Foto: @tukuma_pataxo | APIB
O Supremo Tribunal Federal iniciou, em 15 de dezembro, o julgamento virtual conjunto da ADC 87 e das ADIs 7582, 7583 e 7586, com previsão de término em 18 de dezembro, que discutem a (in) constitucionalidade da Lei nº 14.701/2023, relativa à demarcação de terras indígenas. Até o momento, votaram os Ministros Gilmar Mendes (Relator), Flávio Dino, Cristiano Zanin e Luiz Fux.
O Ministro Gilmar Mendes, relator, afastou a tese do marco temporal e reconheceu a omissão inconstitucional da União quanto ao cumprimento do art. 67 do ADCT – que dava o prazo de 5 anos, contados de 05 de outubro de 1988, para a União concluir a demarcação das terras indígenas. Seu voto estabeleceu o prazo de 10 anos para o Estado brasileiro concluir a demarcação das terras indígenas. Porém não trouxe que mecanismos estruturantes serão adotados para tanto – como abertura de crédito extraordinário, dotação de recursos humanos e outras medidas para o fortalecimento institucional da Funai.
Além disso, o voto introduz condicionantes ao procedimento de demarcação que fragilizam diretamente os direitos territoriais indígenas, como a possibilidade de remoção dos povos indígenas para terras ditas “alternativas”, a criminalização das retomadas – ao colocar no final da fila da demarcação os povos que delas participem e ao autorizar a retirada imediata, independentemente de decisão judicial, de indígenas que realizem retomadas -, além da substituição do rito demarcatório pela desapropriação por interesse social após o julgamento, a submissão da revisão de perímetros demarcados por erro estatal a critérios de proporcionalidade entre extensão territorial e população indígena, a participação de interessados e de entes federados no processo administrativo antes mesmo de saber o perímetro da terra indígena e, por fim, a ampliação das hipóteses de indenização aos não indígenas.

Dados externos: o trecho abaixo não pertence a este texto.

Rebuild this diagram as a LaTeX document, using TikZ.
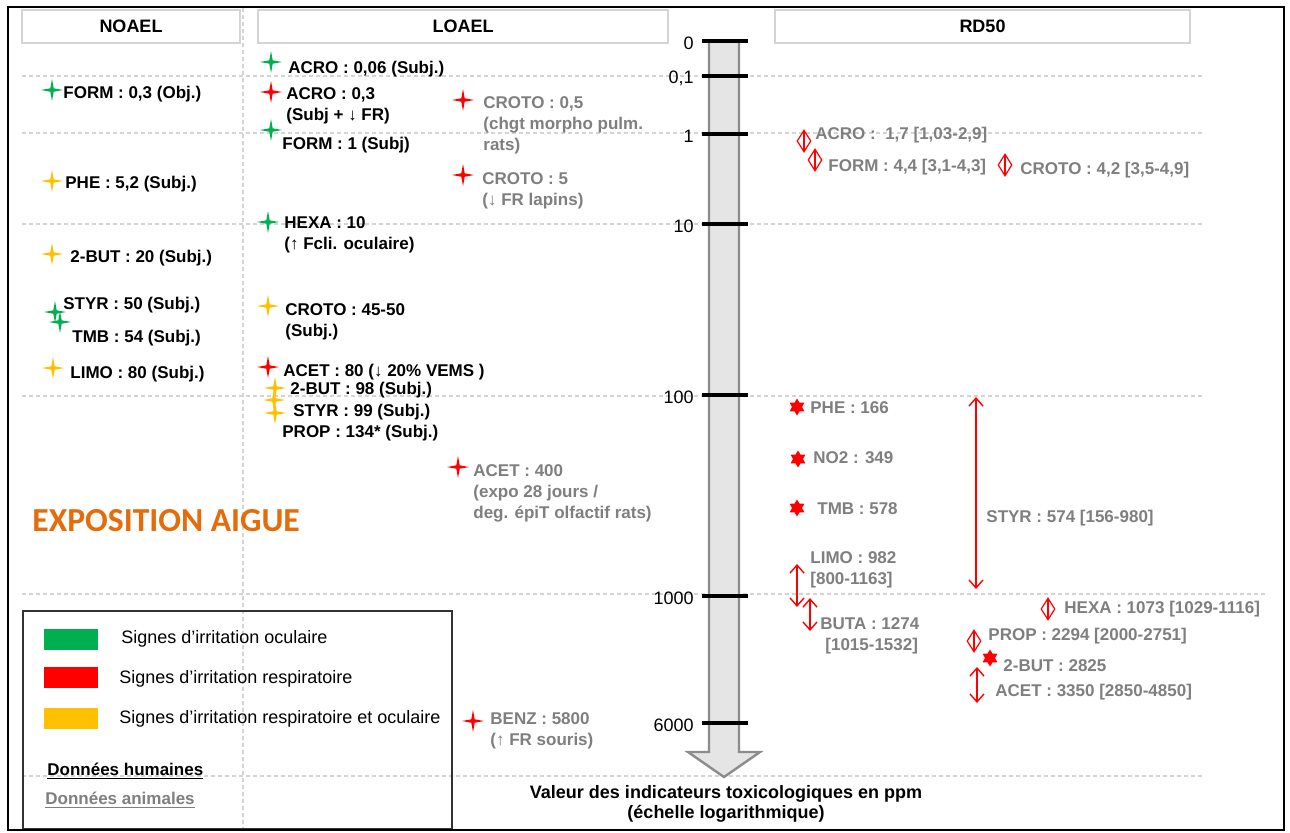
\documentclass[tikz,border=0pt]{standalone}
\usepackage{fontspec}
\setmainfont{Liberation Sans}
\newfontfamily\titrefont{Carlito}
\usetikzlibrary{shapes.geometric,arrows.meta}

\definecolor{irrOcu}{HTML}{00B050}
\definecolor{irrResp}{HTML}{FF0000}
\definecolor{irrBoth}{HTML}{FFC000}
\definecolor{animal}{HTML}{7F7F7F}
\definecolor{grille}{HTML}{D4D4D4}
\definecolor{expo}{HTML}{E46C0A}

\newcommand\lbl{\fontsize{9}{10.3}\selectfont}
\newcommand\etiq{\fontsize{8.5}{10.3}\selectfont}

\tikzset{
  spark/.style={star, star points=4, star point ratio=4.5, minimum size=11pt,
    fill=#1, draw=none},
  hexa/.style={star, star points=6, star point ratio=1.7, minimum size=8.5pt,
    fill=irrResp, draw=none},
  losange/.style={diamond, draw=irrResp, line width=0.6pt, minimum width=7pt,
    minimum height=11pt,
    path picture={\draw[irrResp, line width=0.6pt]
      (path picture bounding box.north) -- (path picture bounding box.south);}},
  hum/.style={font=\etiq\bfseries, text=black, anchor=base west, align=left},
  ani/.style={font=\etiq\bfseries, text=animal, anchor=base west, align=left},
  plage/.style={{Straight Barb[length=4pt,width=7pt]}-{Straight Barb[length=4pt,width=7pt]},
    irrResp, line width=0.7pt},
  grid line/.style={grille, line width=0.6pt, dash pattern=on 2pt off 1.5pt},
  entete/.style={draw=grille, line width=0.7pt, fill=white, font=\lbl\bfseries},
  graduation/.style={line width=2pt, black},
  echelle/.style={fill=black!10, draw=black!45, line width=1.2pt},
}

\begin{document}
\begin{tikzpicture}[x=0.5pt,y=-0.5pt,font=\lbl,every node/.style={inner sep=0pt}]
  \useasboundingbox[fill=white] (0,0) rectangle (1290,832);

  % grille
  \foreach \y in {76,133,224,396,776}
    \draw[grid line] (22,\y) -- (1205,\y);
  \draw[grid line] (22,594) -- (1268,594);
  \draw[grid line] (243,8) -- (243,830);

  % en-tetes
  \node[entete, minimum width=109pt, minimum height=16.5pt] (noael) at (131,26.5) {NOAEL};
  \node[entete, minimum width=205pt, minimum height=16.5pt] (loael) at (463,26.5) {LOAEL};
  \node[entete, minimum width=207.5pt, minimum height=16.5pt] (rd50) at (982.5,26.5) {RD50};

  % echelle logarithmique
  \filldraw[echelle] (709,41) -- (709,752) -- (688,752) -- (724,777)
    -- (760,752) -- (739,752) -- (739,41) -- cycle;
  \foreach \y/\v in {41/0,76/{0,1},134/1,224/10,395/100,596/1000,723/6000}{
    \draw[graduation] (702,\y) -- (748,\y);
    \node[anchor=east] (g\y) at (694,\y+2) {\v};
  }
  \node[font=\lbl\bfseries, align=center] (axe) at (726,804)
    {Valeur des indicateurs toxicologiques en ppm\\(échelle logarithmique)};

  % NOAEL
  \node[spark=irrOcu] (n-form) at (52,90) {};
  \node[hum] (tn-form) at (63,98) {FORM : 0,3 (Obj.)};
  \node[spark=irrBoth] (n-phe) at (52,181) {};
  \node[hum] (tn-phe) at (65,188) {PHE : 5,2 (Subj.)};
  \node[spark=irrBoth] (n-but) at (52,254) {};
  \node[hum] (tn-but) at (70,262) {2-BUT : 20 (Subj.)};
  \node[spark=irrOcu] (n-styr) at (55,312) {};
  \node[spark=irrOcu] (n-tmb) at (60,322) {};
  \node[hum] (tn-styr) at (63,309) {STYR : 50 (Subj.)};
  \node[hum] (tn-tmb) at (72,342) {TMB : 54 (Subj.)};
  \node[spark=irrBoth] (n-limo) at (53,368) {};
  \node[hum] (tn-limo) at (70,378) {LIMO : 80 (Subj.)};

  % LOAEL, donnees humaines
  \node[spark=irrOcu] (l-acro1) at (271,62) {};
  \node[hum] (tl-acro1) at (288,73) {ACRO : 0,06 (Subj.)};
  \node[spark=irrResp] (l-acro2) at (271,92) {};
  \node[hum] (tl-acro2) at (286,120) {ACRO : 0,3\\(Subj + ↓ FR)};
  \node[spark=irrOcu] (l-form) at (271,130) {};
  \node[hum] (tl-form) at (282,149) {FORM : 1 (Subj)};
  \node[spark=irrOcu] (l-hexa) at (268,222) {};
  \node[hum] (tl-hexa) at (284,249) {HEXA : 10\\(↑ Fcli. oculaire)};
  \node[spark=irrBoth] (l-croto) at (268,306) {};
  \node[hum] (tl-croto) at (285,336) {CROTO : 45-50\\(Subj.)};
  \node[spark=irrResp] (l-acet) at (268,367) {};
  \node[hum] (tl-acet) at (283,376) {ACET : 80 (↓ 20\% VEMS )};
  \node[spark=irrBoth] (l-but) at (275,388) {};
  \node[spark=irrBoth] (l-styr) at (274,400) {};
  \node[spark=irrBoth] (l-prop) at (275,413) {};
  \node[hum] (tl-but) at (290,394) {2-BUT : 98 (Subj.)};
  \node[hum] (tl-styr) at (293,416) {STYR : 99 (Subj.)};
  \node[hum] (tl-prop) at (282,437) {PROP : 134* (Subj.)};

  % LOAEL, donnees animales
  \node[spark=irrResp] (a-croto1) at (463,100) {};
  \node[ani] (ta-croto1) at (483,150) {CROTO : 0,5\\(chgt morpho pulm.\\rats)};
  \node[spark=irrResp] (a-croto2) at (463,175) {};
  \node[ani] (ta-croto2) at (482,205) {CROTO : 5\\(↓ FR lapins)};
  \node[spark=irrResp] (a-acet) at (458,467) {};
  \node[ani] (ta-acet) at (473,518) {ACET : 400\\(expo 28 jours /\\deg. épiT olfactif rats)};
  \node[spark=irrResp] (a-benz) at (473,721) {};
  \node[ani] (ta-benz) at (490,745) {BENZ : 5800\\(↑ FR souris)};

  % RD50
  \node[losange] (r-acro) at (804,141) {};
  \node[ani] (tr-acro) at (815,139) {ACRO :~~1,7 [1,03-2,9]};
  \node[losange] (r-form) at (815,160) {};
  \node[ani] (tr-form) at (828,171) {FORM : 4,4 [3,1-4,3]};
  \node[losange] (r-croto) at (1005,165) {};
  \node[ani] (tr-croto) at (1020,174) {CROTO : 4,2 [3,5-4,9]};
  \node[hexa] (r-phe) at (797,407) {};
  \node[ani] (tr-phe) at (810,413) {PHE : 166};
  \node[hexa] (r-no2) at (798,459) {};
  \node[ani] (tr-no2) at (813,463) {NO2 : 349};
  \node[hexa] (r-tmb) at (797,508) {};
  \node[ani] (tr-tmb) at (817,514) {TMB : 578};
  \coordinate (limo-h) at (797,564);
  \coordinate (limo-b) at (797,607);
  \draw[plage] (limo-h) -- (limo-b);
  \node[ani] (tr-limo) at (810,584) {LIMO : 982\\ {[800-1163]}};
  \coordinate (buta-h) at (810,598);
  \coordinate (buta-b) at (810,631);
  \draw[plage] (buta-h) -- (buta-b);
  \node[ani] (tr-buta) at (820,650) {BUTA : 1274\\\hspace*{2.5pt}[1015-1532]};
  \coordinate (styr-h) at (976,397);
  \coordinate (styr-b) at (976,589);
  \draw[plage] (styr-h) -- (styr-b);
  \node[ani] (tr-styr) at (986,522) {STYR : 574 [156-980]};
  \node[losange] (r-hexa) at (1048,609) {};
  \node[ani] (tr-hexa) at (1064,613) {HEXA : 1073 [1029-1116]};
  \node[losange] (r-prop) at (974,641) {};
  \node[ani] (tr-prop) at (988,640) {PROP : 2294 [2000-2751]};
  \node[hexa] (r-but) at (990,658) {};
  \node[ani] (tr-but) at (1003,671) {2-BUT : 2825};
  \coordinate (acet-h) at (977,667);
  \coordinate (acet-b) at (977,703);
  \draw[plage] (acet-h) -- (acet-b);
  \node[ani] (tr-acet) at (995,696) {ACET : 3350 [2850-4850]};

  % titre
  \node[anchor=west, text=expo, font=\titrefont\bfseries\fontsize{16.8}{18}\selectfont]
    (expo) at (32,521) {EXPOSITION AIGUE};

  % legende
  \draw[black!80, line width=0.8pt] (23,611) rectangle (452,829);
  \fill[irrOcu] (44,629) rectangle (98,650);
  \fill[irrResp] (44,667) rectangle (98,688);
  \fill[irrBoth] (44,708) rectangle (98,729);
  \node[anchor=west] (leg-ocu) at (121,639) {Signes d'irritation oculaire};
  \node[anchor=west] (leg-resp) at (119,679) {Signes d'irritation respiratoire};
  \node[anchor=west] (leg-both) at (119,719) {Signes d'irritation respiratoire et oculaire};
  \node[hum] (leg-hum) at (47,775) {\underline{Données humaines}};
  \node[ani] (leg-ani) at (45,804) {\underline{Données animales}};

  % cadre
  \draw[black, line width=1.2pt] (8,7) rectangle (1284,830);
\end{tikzpicture}
\end{document}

O Ministro Flávio Dino acompanhou o relator com ressalvas importantes à defesa dos direitos indígenas, reconhecendo de forma expressa os direitos indígenas como cláusulas pétreas, divergindo da aplicação de regras de impedimento e suspeição do processo civil aos estudos antropológicos, além de defender a prevalência da posse indígena em casos de sobreposição com unidades de conservação e de considerar inconstitucional a flexibilização excessiva da exploração econômica por terceiros não-indígenas, o que fere o usufruto exclusivo dos povos indígenas.
O Ministro Cristiano Zanin acompanhou o voto do relator com ressalvas similares àquelas apresentadas pelo Ministro Flávio Dino, reforçando a centralidade do art. 231 da Constituição, o caráter originário dos direitos indígenas e a obrigatoriedade da consulta nos termos da Convenção nº 169 da OIT. Ressaltou, ainda, a inadequação de transpor lógicas restritivas do processo civil aos antropólogos que realizam os trabalhos de campo e a necessidade de compatibilizar prazos com a capacidade institucional da Funai, alargando para 180 dias para a adoção de providências iniciais determinadas sobre as demarcações em curso.
Por fim, o Ministro Luiz Fux acompanhou integralmente o voto do relator, de modo que não apresentou um voto próprio tecendo suas contribuições.
Apesar das diferentes ressalvas apresentadas ao longo do julgamento, há convergência entre os votos no reconhecimento dos direitos originários dos povos indígenas nos termos do Tema 1031 , de modo que compreendem que tais direitos integram o rol de cláusulas pétreas da Constituição Federal de 1988, estando protegidos em relação a retrocessos apresentados na forma de Propostas de Emenda à Constituição (PECs).
A Articulação dos Povos Indígenas do Brasil – APIB segue atuando no Supremo Tribunal Federal e no Congresso Nacional em defesa dos direitos indígenas, para que não haja nenhum retrocesso aos Arts. 231 e 232 da Constituição – conquistados por muita luta dos nossos parentes – e, nesse sentido, solicita a declaração de inconstitucionalidade integral da Lei do Genocídio Indígena (Lei 14.701/2023).